Quem tem o poder de criar uma Constituição?

     O Poder Constituinte é um dos assuntos mais amplos do Direito Constitucional, da Ciência Política e da Teoria do Estado. O próprio nome já expressa um conceito com múltiplas possibilidades de interpretação: poder. Quando falamos sobre poder, logo pensamos em obediência, subordinação, sujeição e coação. Na perspectiva de Radomir Lukic poder não é um “fenômeno autônomo que se realiza por si próprio, mas um meio para atender a certa finalidade social”. Nesse sentido, devemos nos perguntar, além do que é o poder constituinte: quem tem sua titularidade? E quando é que acontece a interseção entre direito e política?

     Em uma acepção histórica do poder constituinte – feita pela maioria da doutrina – podemos dividir tal poder em três fases: a clássica, a moderna e a contemporânea. Preconizada por Sieyès, a visão clássica define poder constituinte como a “capacidade de criação ou modificação de um texto constitucional”. Há, posteriormente, um desmembramento dessa classificação em: Poder Constituinte Originário e Poder Constituinte Derivado de Reforma.

      O Poder Constituinte Originário é aquele que cria e inicia uma nova Constituição, no qual o titular é a Nação. Nação é entendida como “expressão do povo como unidade homogênea”, segundo Dalmo Dallari. Dessa forma, esse poder seria um poder de fato, não sendo necessário respeitar ou seguir qualquer norma anterior, por isso tido como revolucionário. Nessa visão clássica não era questionada a legitimidade. Portanto, processos não democráticos eram considerados também como um poder constituinte originário, sendo ilimitado e incondicionado.

      O Poder Constituinte Derivado de Reforma é aquele conferido pelo Poder Constituinte Originário de alterar pontualmente a Constituição. Esse poder não é de fato e sim jurídico pela razão de estar condicionado e limitado pelo que a Constituição estipula.

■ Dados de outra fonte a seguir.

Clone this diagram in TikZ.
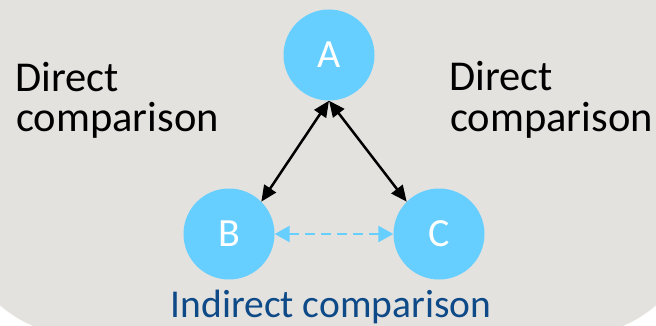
\documentclass[tikz,border=0pt]{standalone}
\usepackage{fontspec}
\setmainfont{Carlito}
\usetikzlibrary{arrows.meta}
\definecolor{bg}{HTML}{E4E2DF}
\definecolor{nodeblue}{HTML}{66CFFF}
\definecolor{darkblue}{HTML}{0D4A87}
\begin{document}
\begin{tikzpicture}[x=1pt,y=-1pt,
  circ/.style={circle, fill=nodeblue, minimum size=91pt, inner sep=0pt, text=white, font=\fontsize{40}{40}\selectfont},
  lbl/.style={inner sep=0pt, anchor=base west, font=\fontsize{42.5}{42.5}\selectfont},
  direct/.style={line width=2.5pt, {Triangle[length=16pt,width=14pt]}-{Triangle[length=16pt,width=14pt]}},
  indirect/.style={nodeblue, line width=2.5pt, dash pattern=on 10pt off 6pt, {Triangle[length=15pt,width=16pt]}-{Triangle[length=15pt,width=16pt]}}]
\useasboundingbox (0,0) rectangle (656,326);
\begin{scope}
\clip (0,0) rectangle (656,326);
\fill[bg, rounded corners=120pt] (-41,-200) rectangle (697,335);
\end{scope}
\node[circ] (A) at (329,55) {A};
\node[circ] (B) at (229,234) {B};
\node[circ] (C) at (439,234) {C};
\draw[direct] (A.south) -- (B.45);
\draw[direct] (A.south) -- (C.135);
\draw[indirect] (B.east) -- (C.west);
\node[lbl] (d1) at (15,92) {Direct};
\node[lbl] (c1) at (16,132) {comparison};
\node[lbl] (d2) at (449,91) {Direct};
\node[lbl] (c2) at (450,132) {comparison};
\node[inner sep=0pt, anchor=base, text=darkblue, font=\fontsize{39.5}{39.5}\selectfont] (ind) at (331,317) {Indirect comparison};
\end{tikzpicture}
\end{document}
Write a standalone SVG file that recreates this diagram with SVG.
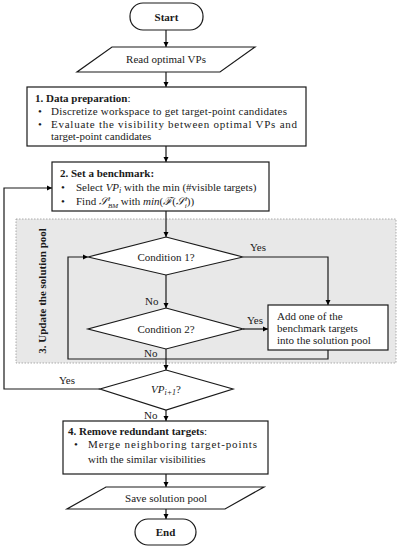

      Partindo para a perspectiva moderna de Poder Constituinte, com influência principalmente de Jellineck, há a alteração de quem é o titular do poder, qual seja, o povo, entendido como “dimensão subjetiva do Estado”. Tal mudança, aconteceu devido a um aumento da complexidade, não admitindo mais a noção de unidade trazida pelo conceito de nação.

     Para a visão moderna, tanto o Poder Constituinte Originário quanto o Derivado de Reforma são limitados, sendo ambos poderes jurídicos e não de fatos. As limitações são: territoriais, deve-se ser exercido dentro das fronteiras de um país; culturais, pois se o titular é o povo deve-se respeitar os costumes e; os direitos humanos, que representam um resgate ao pensamento jusnaturalista posterior à Segunda Guerra Mundial. Na visão moderna, o Poder Constituinte Derivado de Reforma tem um novo alcance, pois foram admitidas mudanças semânticas, isto é, a alteração de significado de um mesmo texto constitucional, o que foi denominado de mutação informal.

     Por fim, na visão contemporânea, o titular do Poder Constituinte é o sujeito constitucional que é construído permanentemente através da prática discursiva, citando o professor Álvaro Ricardo de Souza Cruz: “essa possibilidade permanentemente renovada de debate sobre o conteúdo dos direitos fundamentais inerente ao próprio discurso conduz à conclusão de que a identidade do sujeito constitucional seja um conceito construído procedimentalmente e de conteúdo semântico/sintático incompleto e em aberto.”

    Conclui-se que com o passar do tempo foi se modificando o que é o poder constituinte assim como quem possui sua titularidade, e que as acepções atuais nos revelam uma pluralidade e uma constante construção discursiva sobre o mesmo. Assim, o indivíduo é ao mesmo tempo autor e destinatário do processo constituinte, sendo esse processo aberto a diversas interpretações, feitas por qualquer pessoa, o que Habermas entende necessário para tornar mais ativa a democracia e o controle da própria Constituição.